D’ALEMA CONTRO RENZI: “NON POSSIAMO FARE LE REGOLE PER LUI”
“CHIEDE DI DEROGARE SOLO QUANDO BISOGNA FARLO PER LUI”… TENSIONE NEL PD, CON I RENZIANI ALLE CORDE
Il fuoco di sbarramento contro Renzi questa volta parte da D’Alema.
È l’ex premier a ricordare al sindaco fiorentino che proprio lui ha approfittato della fine dell’automatismo per cui nel Pd il segretario è anche il candidato premier.

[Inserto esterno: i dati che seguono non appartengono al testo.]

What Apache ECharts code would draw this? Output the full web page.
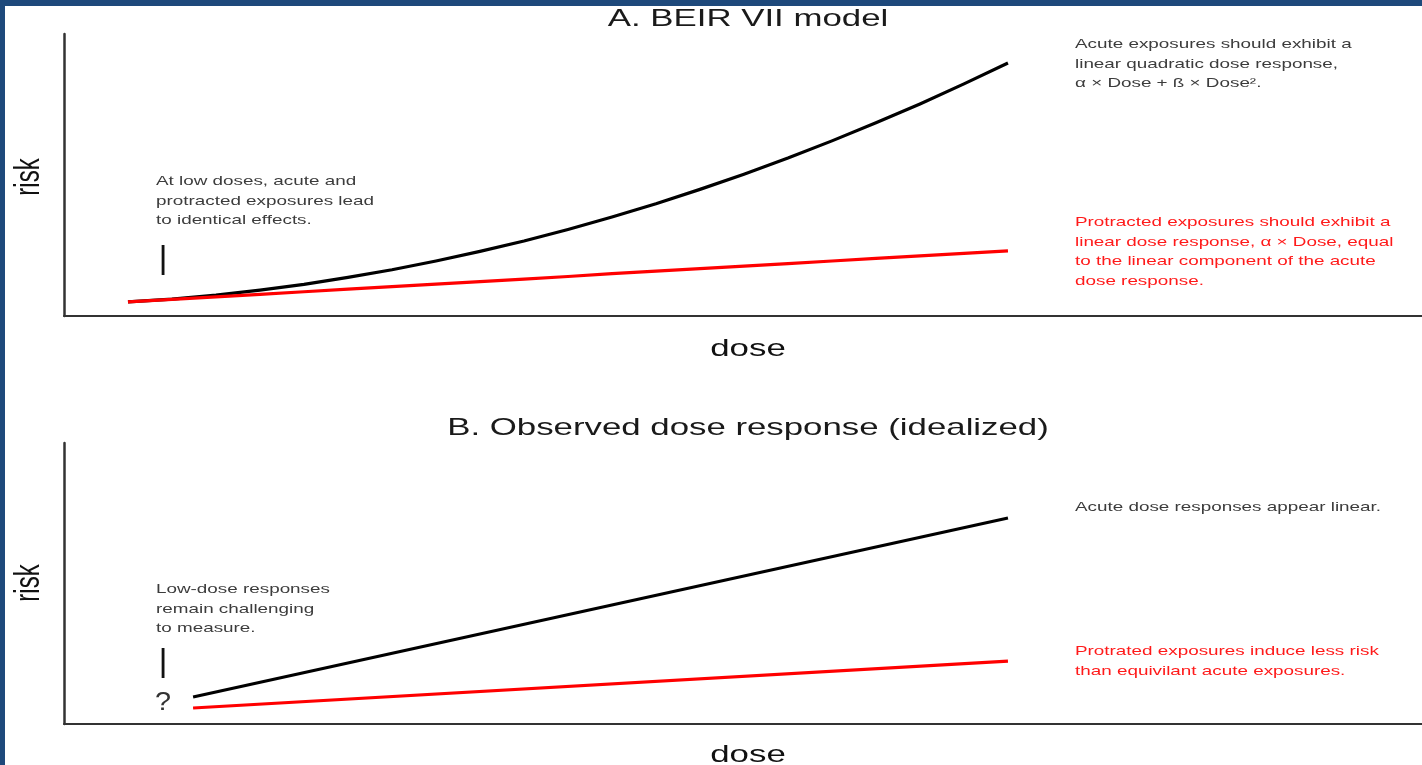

«Lo Statuto del partito lo abbiamo derogato per Renzi, quando bisogna derogare per Renzi bisogna derogare, quando non bisogna derogare per Renzi non bisogna derogare, mica possiamo sempre usare le regole per Renzi…».
Avverte D’Alema che non è tempo di eleggere il premier, mentre il partito avrà bisogno di un successore di Epifani alla segreteria.
«Non conosco nessun partito – ironizza – che faccia le primarie per il candidato premier quando non ci sono le elezioni »
E sulla questione, torna la sintonia tra D’Alema e Bersani.
L’ex segretario bacchetta a sua volta il “rottamatore”: «Vuole la regola con cui non poteva concorrere».
Renzi in realtà cercherà una mediazione. I renziani nella prossima riunione del comitato per le regole proporranno che lo Statuto resti invariato (il segretario quindi è il candidato premier)prevedendo però la deroga che sarà comunque il neo segretario a decidere, come già fece Bersani consentendo a Renzi di sfidarlo.
Il sindaco “rottamatore” è in corsa di fatto per la segreteria, anche se non ha ancora sciolto la riserva.
E a proposito della sua affermazione alla Faz precisa e minimizza: «Ho rilasciato un’intervista al quotidiano tedesco che parlava di Europa e di lavoro, e sui giornali italiani sono finite due righe sulle primarie italiane e sulla norma statutaria del Pd che dice che chi vince il congresso è il candidato leader. È una norma statutaria oggi prevista, domani chissà ».
Giornata di tensione per Renzi.
Che denuncia «il duro attacco politico avuto dal cardinale Betori ».
Nell’omelia l’arcivescovo di Firenze aveva parlato della «voglia improvvida di trasgressione », a proposito dello scandalo escort a Palazzo Vecchio.
Il sindaco se ne è risentito: «È giusto descrivere Firenze come una città in cui la mission è trasgredire, che vive in una sorta di squallore? … io difendo la dignità di decine di migliaia di fiorentini perbene che non possono essere descritti come partecipanti a un’orgia».
Se a Firenze il clima politico è rovente, non è da meno a Roma, nel Pd.
Dai bersaniani a Cuperlo, candidato leader (che oggi presenta il suo manifesto) della sinistra del partito, al segretario Epifani, tutti puntano a distinguere leadership (del partito) da premiership.
I renziani cercheranno di evitare il muro contro muro nel “comitatone” per il congresso.
Sono convinti d’altra parte che spetta poi all’Assemblea nazionale decidere, e si vedrà lì quale linea avrà la maggioranza.
«No a un segretario- burocrate», afferma Lorenzo Guerini, renziano, nel comitato.
«No a un segretario di serie B», rincara un altro renziano, Davide Faraone. Di certo una leadership (senza premiership) è meno insidiosa per il governo Letta.
«Chi guida il partito deve farlo a tempo pieno», afferma Enrico Rossi, il “governatore” della Toscana, bersaniano.
Uno stop al dibattito sulle regole viene da un altro candidato alla segreteria, Gianni Pittella, europarlamentare, che concorda con Renzi: «Non si capisce perchè le regole debbano essere cambiate ogni sei mesi».